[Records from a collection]

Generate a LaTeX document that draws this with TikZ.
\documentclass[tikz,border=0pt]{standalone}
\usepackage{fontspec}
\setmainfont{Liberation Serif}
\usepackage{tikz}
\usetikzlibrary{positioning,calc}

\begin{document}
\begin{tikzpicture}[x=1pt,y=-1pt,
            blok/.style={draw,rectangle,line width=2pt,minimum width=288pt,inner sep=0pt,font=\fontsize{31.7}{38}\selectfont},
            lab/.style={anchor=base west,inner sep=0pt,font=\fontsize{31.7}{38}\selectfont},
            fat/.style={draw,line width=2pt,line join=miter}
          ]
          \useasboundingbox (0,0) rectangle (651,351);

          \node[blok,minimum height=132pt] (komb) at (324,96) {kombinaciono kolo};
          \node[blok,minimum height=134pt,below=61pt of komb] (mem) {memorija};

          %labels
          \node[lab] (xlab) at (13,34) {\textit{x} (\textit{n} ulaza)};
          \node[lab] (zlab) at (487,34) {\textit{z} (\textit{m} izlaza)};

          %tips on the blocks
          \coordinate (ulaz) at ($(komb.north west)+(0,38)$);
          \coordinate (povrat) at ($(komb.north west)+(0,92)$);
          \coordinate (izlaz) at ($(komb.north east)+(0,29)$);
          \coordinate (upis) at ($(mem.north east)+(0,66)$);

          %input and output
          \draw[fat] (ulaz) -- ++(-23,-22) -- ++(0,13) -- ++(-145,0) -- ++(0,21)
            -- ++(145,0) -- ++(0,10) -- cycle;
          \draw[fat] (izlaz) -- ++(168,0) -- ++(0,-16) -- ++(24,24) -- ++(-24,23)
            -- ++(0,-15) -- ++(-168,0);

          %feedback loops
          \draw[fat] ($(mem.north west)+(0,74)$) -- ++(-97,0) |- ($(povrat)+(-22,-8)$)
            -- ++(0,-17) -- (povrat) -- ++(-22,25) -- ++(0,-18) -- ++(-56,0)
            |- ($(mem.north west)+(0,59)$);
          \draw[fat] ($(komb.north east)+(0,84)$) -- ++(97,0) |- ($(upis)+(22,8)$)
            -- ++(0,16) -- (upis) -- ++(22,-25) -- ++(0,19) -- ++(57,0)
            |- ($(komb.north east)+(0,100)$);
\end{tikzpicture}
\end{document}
--
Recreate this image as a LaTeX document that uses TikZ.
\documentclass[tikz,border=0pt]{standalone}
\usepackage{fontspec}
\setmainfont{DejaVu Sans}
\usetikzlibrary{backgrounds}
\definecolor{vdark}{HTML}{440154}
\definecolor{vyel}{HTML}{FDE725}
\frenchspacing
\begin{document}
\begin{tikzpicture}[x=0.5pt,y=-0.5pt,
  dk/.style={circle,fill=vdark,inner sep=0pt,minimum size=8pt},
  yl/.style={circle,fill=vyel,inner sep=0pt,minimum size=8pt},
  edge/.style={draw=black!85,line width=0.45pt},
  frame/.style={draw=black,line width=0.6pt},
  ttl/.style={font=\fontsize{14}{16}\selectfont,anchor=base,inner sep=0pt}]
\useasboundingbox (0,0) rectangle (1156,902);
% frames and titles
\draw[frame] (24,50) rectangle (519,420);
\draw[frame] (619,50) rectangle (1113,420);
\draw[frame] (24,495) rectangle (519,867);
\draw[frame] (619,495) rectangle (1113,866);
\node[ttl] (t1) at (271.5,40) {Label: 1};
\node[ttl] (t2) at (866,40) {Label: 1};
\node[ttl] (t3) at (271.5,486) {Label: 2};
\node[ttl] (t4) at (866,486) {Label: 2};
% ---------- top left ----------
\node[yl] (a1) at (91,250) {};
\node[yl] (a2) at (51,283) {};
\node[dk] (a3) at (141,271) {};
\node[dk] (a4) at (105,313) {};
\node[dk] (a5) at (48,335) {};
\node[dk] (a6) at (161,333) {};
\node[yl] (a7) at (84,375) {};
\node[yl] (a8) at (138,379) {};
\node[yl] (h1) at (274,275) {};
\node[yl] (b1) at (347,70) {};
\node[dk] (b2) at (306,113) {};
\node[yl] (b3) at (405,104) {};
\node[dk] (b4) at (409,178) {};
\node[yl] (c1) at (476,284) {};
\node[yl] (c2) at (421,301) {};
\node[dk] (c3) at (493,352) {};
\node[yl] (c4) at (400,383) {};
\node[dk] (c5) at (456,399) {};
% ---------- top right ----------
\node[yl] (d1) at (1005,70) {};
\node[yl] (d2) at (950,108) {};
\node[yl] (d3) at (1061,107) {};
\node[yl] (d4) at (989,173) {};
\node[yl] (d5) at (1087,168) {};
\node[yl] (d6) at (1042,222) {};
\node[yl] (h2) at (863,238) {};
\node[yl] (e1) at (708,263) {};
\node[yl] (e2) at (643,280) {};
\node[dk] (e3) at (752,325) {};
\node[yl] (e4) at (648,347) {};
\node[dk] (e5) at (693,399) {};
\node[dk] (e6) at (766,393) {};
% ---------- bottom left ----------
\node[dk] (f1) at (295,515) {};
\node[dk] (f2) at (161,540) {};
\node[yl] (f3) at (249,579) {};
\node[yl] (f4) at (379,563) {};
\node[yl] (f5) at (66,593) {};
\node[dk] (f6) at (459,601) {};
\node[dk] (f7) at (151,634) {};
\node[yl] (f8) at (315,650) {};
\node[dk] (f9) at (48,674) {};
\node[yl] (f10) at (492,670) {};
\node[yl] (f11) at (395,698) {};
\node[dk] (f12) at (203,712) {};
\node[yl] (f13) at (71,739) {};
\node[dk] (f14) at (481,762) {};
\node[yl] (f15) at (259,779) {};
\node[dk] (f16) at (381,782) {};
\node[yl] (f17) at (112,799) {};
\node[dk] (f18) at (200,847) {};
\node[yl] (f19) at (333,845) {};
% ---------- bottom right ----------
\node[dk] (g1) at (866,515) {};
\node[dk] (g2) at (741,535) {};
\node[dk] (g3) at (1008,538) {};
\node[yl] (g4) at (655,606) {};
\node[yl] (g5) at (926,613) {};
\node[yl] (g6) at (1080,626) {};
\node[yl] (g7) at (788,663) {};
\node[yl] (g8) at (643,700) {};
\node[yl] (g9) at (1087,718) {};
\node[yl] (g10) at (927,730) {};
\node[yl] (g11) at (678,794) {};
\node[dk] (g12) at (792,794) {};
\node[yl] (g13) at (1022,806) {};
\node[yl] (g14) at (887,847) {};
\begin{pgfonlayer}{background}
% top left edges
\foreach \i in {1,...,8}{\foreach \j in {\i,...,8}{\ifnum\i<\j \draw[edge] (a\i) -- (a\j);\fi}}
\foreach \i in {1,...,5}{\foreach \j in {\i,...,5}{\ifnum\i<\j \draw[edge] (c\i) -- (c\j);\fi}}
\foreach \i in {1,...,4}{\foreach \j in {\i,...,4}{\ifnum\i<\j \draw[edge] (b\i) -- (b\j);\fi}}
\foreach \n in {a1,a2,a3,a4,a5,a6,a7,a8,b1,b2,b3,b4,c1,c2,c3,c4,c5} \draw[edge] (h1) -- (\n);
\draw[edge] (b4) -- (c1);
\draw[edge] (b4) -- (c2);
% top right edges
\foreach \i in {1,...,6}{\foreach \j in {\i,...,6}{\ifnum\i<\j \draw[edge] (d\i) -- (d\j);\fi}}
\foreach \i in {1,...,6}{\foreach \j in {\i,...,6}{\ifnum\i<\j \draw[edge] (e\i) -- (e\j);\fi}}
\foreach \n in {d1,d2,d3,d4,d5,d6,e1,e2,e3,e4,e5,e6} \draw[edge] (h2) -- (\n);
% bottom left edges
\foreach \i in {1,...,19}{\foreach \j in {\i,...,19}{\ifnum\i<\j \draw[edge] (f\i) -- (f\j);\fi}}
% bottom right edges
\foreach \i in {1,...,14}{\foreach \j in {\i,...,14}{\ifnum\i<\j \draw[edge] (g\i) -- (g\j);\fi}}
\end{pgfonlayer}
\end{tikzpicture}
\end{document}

◆ Exercise ◆
Retype the entries above exactly, but only from the line containing "Generate a LaTeX" through the line containing "(0,0) rectangle (651,351);", both included.

◆ Answer for the task ◆
Generate a LaTeX document that draws this with TikZ.
\documentclass[tikz,border=0pt]{standalone}
\usepackage{fontspec}
\setmainfont{Liberation Serif}
\usepackage{tikz}
\usetikzlibrary{positioning,calc}

\begin{document}
\begin{tikzpicture}[x=1pt,y=-1pt,
            blok/.style={draw,rectangle,line width=2pt,minimum width=288pt,inner sep=0pt,font=\fontsize{31.7}{38}\selectfont},
            lab/.style={anchor=base west,inner sep=0pt,font=\fontsize{31.7}{38}\selectfont},
            fat/.style={draw,line width=2pt,line join=miter}
          ]
          \useasboundingbox (0,0) rectangle (651,351);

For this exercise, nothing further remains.